— Start —

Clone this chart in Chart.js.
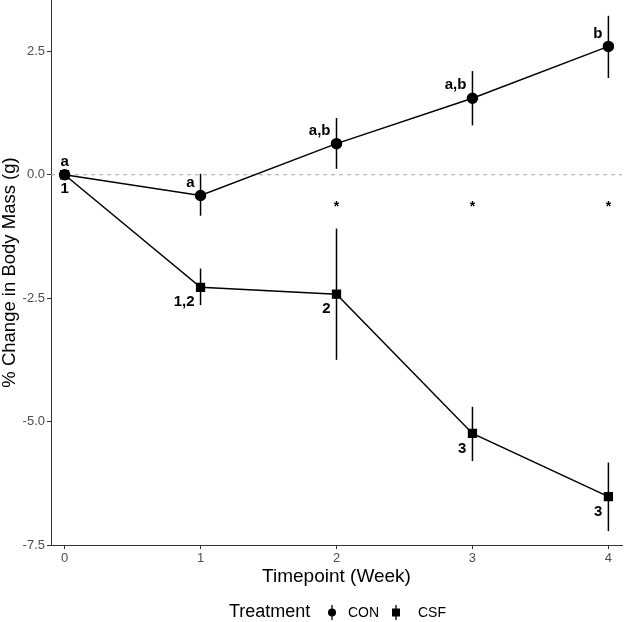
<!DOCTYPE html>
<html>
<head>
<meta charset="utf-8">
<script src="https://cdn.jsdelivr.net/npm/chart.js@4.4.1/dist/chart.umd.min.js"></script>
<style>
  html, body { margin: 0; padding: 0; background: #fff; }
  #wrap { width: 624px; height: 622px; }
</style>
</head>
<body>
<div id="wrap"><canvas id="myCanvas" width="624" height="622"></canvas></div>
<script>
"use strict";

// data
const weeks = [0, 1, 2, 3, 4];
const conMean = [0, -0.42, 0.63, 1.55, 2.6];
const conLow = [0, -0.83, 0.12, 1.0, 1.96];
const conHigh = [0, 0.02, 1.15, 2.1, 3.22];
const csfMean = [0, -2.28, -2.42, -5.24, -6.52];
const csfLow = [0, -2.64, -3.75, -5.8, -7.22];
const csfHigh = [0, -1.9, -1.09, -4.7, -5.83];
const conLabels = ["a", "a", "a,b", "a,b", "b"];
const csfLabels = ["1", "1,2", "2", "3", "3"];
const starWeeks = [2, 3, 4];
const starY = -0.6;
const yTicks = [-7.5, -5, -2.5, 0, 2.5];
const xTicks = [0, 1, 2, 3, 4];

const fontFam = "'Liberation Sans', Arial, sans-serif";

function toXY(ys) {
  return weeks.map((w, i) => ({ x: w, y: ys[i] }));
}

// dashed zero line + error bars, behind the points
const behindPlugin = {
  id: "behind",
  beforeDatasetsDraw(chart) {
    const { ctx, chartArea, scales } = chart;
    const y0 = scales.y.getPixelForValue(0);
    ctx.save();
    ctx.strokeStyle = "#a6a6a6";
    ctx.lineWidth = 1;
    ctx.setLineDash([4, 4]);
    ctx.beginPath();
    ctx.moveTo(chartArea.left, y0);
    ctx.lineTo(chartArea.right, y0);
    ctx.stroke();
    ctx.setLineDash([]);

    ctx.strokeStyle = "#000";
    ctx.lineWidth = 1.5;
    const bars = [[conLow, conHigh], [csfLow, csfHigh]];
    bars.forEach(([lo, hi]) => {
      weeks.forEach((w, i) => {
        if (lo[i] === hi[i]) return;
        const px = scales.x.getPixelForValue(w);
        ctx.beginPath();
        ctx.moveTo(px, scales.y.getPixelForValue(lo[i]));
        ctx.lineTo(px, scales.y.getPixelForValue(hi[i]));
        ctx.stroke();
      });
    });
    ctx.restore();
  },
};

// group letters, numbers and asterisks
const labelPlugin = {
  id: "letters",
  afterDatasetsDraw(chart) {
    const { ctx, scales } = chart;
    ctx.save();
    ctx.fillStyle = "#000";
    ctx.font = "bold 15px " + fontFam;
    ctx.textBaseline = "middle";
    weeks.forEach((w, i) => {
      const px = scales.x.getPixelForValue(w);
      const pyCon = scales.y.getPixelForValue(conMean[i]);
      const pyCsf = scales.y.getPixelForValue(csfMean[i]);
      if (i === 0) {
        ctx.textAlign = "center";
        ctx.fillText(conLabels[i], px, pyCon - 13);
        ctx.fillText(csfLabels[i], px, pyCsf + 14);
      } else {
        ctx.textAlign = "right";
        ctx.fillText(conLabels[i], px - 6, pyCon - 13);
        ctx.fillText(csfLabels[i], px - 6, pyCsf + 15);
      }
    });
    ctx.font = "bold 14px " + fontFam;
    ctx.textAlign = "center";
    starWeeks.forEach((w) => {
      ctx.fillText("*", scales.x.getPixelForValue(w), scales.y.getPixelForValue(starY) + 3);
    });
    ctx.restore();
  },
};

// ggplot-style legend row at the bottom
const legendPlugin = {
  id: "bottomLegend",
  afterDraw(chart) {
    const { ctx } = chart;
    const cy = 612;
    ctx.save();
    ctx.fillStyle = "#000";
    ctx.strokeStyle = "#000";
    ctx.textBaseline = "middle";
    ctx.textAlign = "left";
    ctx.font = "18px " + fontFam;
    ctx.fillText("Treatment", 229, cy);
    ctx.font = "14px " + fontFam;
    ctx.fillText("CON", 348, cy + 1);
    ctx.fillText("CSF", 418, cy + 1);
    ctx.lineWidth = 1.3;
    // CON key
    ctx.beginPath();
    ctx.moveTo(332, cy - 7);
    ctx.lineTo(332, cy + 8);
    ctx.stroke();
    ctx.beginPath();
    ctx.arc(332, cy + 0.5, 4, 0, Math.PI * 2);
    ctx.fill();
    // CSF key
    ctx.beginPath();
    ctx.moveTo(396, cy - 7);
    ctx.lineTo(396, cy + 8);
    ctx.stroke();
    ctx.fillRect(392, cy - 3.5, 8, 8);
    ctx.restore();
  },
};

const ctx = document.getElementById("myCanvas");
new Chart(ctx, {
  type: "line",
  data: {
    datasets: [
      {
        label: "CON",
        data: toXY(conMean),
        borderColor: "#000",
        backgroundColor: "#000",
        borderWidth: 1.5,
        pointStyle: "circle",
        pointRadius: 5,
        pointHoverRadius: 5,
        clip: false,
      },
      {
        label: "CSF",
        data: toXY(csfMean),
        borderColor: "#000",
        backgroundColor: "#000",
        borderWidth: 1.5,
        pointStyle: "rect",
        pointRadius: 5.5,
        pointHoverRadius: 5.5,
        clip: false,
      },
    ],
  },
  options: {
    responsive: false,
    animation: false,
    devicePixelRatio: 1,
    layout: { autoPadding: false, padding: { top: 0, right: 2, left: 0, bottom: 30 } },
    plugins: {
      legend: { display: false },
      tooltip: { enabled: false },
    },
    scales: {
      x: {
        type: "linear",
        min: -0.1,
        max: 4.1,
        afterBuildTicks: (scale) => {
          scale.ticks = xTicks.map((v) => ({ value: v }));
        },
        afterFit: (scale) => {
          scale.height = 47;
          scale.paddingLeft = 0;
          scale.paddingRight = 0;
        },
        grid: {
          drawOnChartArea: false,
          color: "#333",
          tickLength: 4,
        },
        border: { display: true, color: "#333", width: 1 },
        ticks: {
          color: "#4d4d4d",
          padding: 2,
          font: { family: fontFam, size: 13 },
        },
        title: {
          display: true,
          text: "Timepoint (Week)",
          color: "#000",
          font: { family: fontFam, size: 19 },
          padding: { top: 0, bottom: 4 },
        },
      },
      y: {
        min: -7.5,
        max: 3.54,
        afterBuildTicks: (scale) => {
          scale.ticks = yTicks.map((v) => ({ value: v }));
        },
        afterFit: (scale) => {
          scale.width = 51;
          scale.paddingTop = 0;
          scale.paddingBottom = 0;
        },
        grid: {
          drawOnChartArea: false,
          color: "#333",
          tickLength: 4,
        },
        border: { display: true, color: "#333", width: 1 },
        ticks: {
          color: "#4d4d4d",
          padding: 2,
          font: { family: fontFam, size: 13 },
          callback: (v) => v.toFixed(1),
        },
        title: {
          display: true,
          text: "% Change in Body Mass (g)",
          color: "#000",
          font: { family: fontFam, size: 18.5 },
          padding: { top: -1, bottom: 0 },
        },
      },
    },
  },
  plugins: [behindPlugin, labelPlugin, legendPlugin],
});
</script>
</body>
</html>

— End —

> [Stated goal]:
Give the data above again in full and unchanged, skipping the pictures.

> [Result]:
Clone this chart in Chart.js.
<!DOCTYPE html>
<html>
<head>
<meta charset="utf-8">
<script src="https://cdn.jsdelivr.net/npm/chart.js@4.4.1/dist/chart.umd.min.js"></script>
<style>
  html, body { margin: 0; padding: 0; background: #fff; }
  #wrap { width: 624px; height: 622px; }
</style>
</head>
<body>
<div id="wrap"><canvas id="myCanvas" width="624" height="622"></canvas></div>
<script>
"use strict";

// data
const weeks = [0, 1, 2, 3, 4];
const conMean = [0, -0.42, 0.63, 1.55, 2.6];
const conLow = [0, -0.83, 0.12, 1.0, 1.96];
const conHigh = [0, 0.02, 1.15, 2.1, 3.22];
const csfMean = [0, -2.28, -2.42, -5.24, -6.52];
const csfLow = [0, -2.64, -3.75, -5.8, -7.22];
const csfHigh = [0, -1.9, -1.09, -4.7, -5.83];
const conLabels = ["a", "a", "a,b", "a,b", "b"];
const csfLabels = ["1", "1,2", "2", "3", "3"];
const starWeeks = [2, 3, 4];
const starY = -0.6;
const yTicks = [-7.5, -5, -2.5, 0, 2.5];
const xTicks = [0, 1, 2, 3, 4];

const fontFam = "'Liberation Sans', Arial, sans-serif";

function toXY(ys) {
  return weeks.map((w, i) => ({ x: w, y: ys[i] }));
}

// dashed zero line + error bars, behind the points
const behindPlugin = {
  id: "behind",
  beforeDatasetsDraw(chart) {
    const { ctx, chartArea, scales } = chart;
    const y0 = scales.y.getPixelForValue(0);
    ctx.save();
    ctx.strokeStyle = "#a6a6a6";
    ctx.lineWidth = 1;
    ctx.setLineDash([4, 4]);
    ctx.beginPath();
    ctx.moveTo(chartArea.left, y0);
    ctx.lineTo(chartArea.right, y0);
    ctx.stroke();
    ctx.setLineDash([]);

    ctx.strokeStyle = "#000";
    ctx.lineWidth = 1.5;
    const bars = [[conLow, conHigh], [csfLow, csfHigh]];
    bars.forEach(([lo, hi]) => {
      weeks.forEach((w, i) => {
        if (lo[i] === hi[i]) return;
        const px = scales.x.getPixelForValue(w);
        ctx.beginPath();
        ctx.moveTo(px, scales.y.getPixelForValue(lo[i]));
        ctx.lineTo(px, scales.y.getPixelForValue(hi[i]));
        ctx.stroke();
      });
    });
    ctx.restore();
  },
};

// group letters, numbers and asterisks
const labelPlugin = {
  id: "letters",
  afterDatasetsDraw(chart) {
    const { ctx, scales } = chart;
    ctx.save();
    ctx.fillStyle = "#000";
    ctx.font = "bold 15px " + fontFam;
    ctx.textBaseline = "middle";
    weeks.forEach((w, i) => {
      const px = scales.x.getPixelForValue(w);
      const pyCon = scales.y.getPixelForValue(conMean[i]);
      const pyCsf = scales.y.getPixelForValue(csfMean[i]);
      if (i === 0) {
        ctx.textAlign = "center";
        ctx.fillText(conLabels[i], px, pyCon - 13);
        ctx.fillText(csfLabels[i], px, pyCsf + 14);
      } else {
        ctx.textAlign = "right";
        ctx.fillText(conLabels[i], px - 6, pyCon - 13);
        ctx.fillText(csfLabels[i], px - 6, pyCsf + 15);
      }
    });
    ctx.font = "bold 14px " + fontFam;
    ctx.textAlign = "center";
    starWeeks.forEach((w) => {
      ctx.fillText("*", scales.x.getPixelForValue(w), scales.y.getPixelForValue(starY) + 3);
    });
    ctx.restore();
  },
};

// ggplot-style legend row at the bottom
const legendPlugin = {
  id: "bottomLegend",
  afterDraw(chart) {
    const { ctx } = chart;
    const cy = 612;
    ctx.save();
    ctx.fillStyle = "#000";
    ctx.strokeStyle = "#000";
    ctx.textBaseline = "middle";
    ctx.textAlign = "left";
    ctx.font = "18px " + fontFam;
    ctx.fillText("Treatment", 229, cy);
    ctx.font = "14px " + fontFam;
    ctx.fillText("CON", 348, cy + 1);
    ctx.fillText("CSF", 418, cy + 1);
    ctx.lineWidth = 1.3;
    // CON key
    ctx.beginPath();
    ctx.moveTo(332, cy - 7);
    ctx.lineTo(332, cy + 8);
    ctx.stroke();
    ctx.beginPath();
    ctx.arc(332, cy + 0.5, 4, 0, Math.PI * 2);
    ctx.fill();
    // CSF key
    ctx.beginPath();
    ctx.moveTo(396, cy - 7);
    ctx.lineTo(396, cy + 8);
    ctx.stroke();
    ctx.fillRect(392, cy - 3.5, 8, 8);
    ctx.restore();
  },
};

const ctx = document.getElementById("myCanvas");
new Chart(ctx, {
  type: "line",
  data: {
    datasets: [
      {
        label: "CON",
        data: toXY(conMean),
        borderColor: "#000",
        backgroundColor: "#000",
        borderWidth: 1.5,
        pointStyle: "circle",
        pointRadius: 5,
        pointHoverRadius: 5,
        clip: false,
      },
      {
        label: "CSF",
        data: toXY(csfMean),
        borderColor: "#000",
        backgroundColor: "#000",
        borderWidth: 1.5,
        pointStyle: "rect",
        pointRadius: 5.5,
        pointHoverRadius: 5.5,
        clip: false,
      },
    ],
  },
  options: {
    responsive: false,
    animation: false,
    devicePixelRatio: 1,
    layout: { autoPadding: false, padding: { top: 0, right: 2, left: 0, bottom: 30 } },
    plugins: {
      legend: { display: false },
      tooltip: { enabled: false },
    },
    scales: {
      x: {
        type: "linear",
        min: -0.1,
        max: 4.1,
        afterBuildTicks: (scale) => {
          scale.ticks = xTicks.map((v) => ({ value: v }));
        },
        afterFit: (scale) => {
          scale.height = 47;
          scale.paddingLeft = 0;
          scale.paddingRight = 0;
        },
        grid: {
          drawOnChartArea: false,
          color: "#333",
          tickLength: 4,
        },
        border: { display: true, color: "#333", width: 1 },
        ticks: {
          color: "#4d4d4d",
          padding: 2,
          font: { family: fontFam, size: 13 },
        },
        title: {
          display: true,
          text: "Timepoint (Week)",
          color: "#000",
          font: { family: fontFam, size: 19 },
          padding: { top: 0, bottom: 4 },
        },
      },
      y: {
        min: -7.5,
        max: 3.54,
        afterBuildTicks: (scale) => {
          scale.ticks = yTicks.map((v) => ({ value: v }));
        },
        afterFit: (scale) => {
          scale.width = 51;
          scale.paddingTop = 0;
          scale.paddingBottom = 0;
        },
        grid: {
          drawOnChartArea: false,
          color: "#333",
          tickLength: 4,
        },
        border: { display: true, color: "#333", width: 1 },
        ticks: {
          color: "#4d4d4d",
          padding: 2,
          font: { family: fontFam, size: 13 },
          callback: (v) => v.toFixed(1),
        },
        title: {
          display: true,
          text: "% Change in Body Mass (g)",
          color: "#000",
          font: { family: fontFam, size: 18.5 },
          padding: { top: -1, bottom: 0 },
        },
      },
    },
  },
  plugins: [behindPlugin, labelPlugin, legendPlugin],
});
</script>
</body>
</html>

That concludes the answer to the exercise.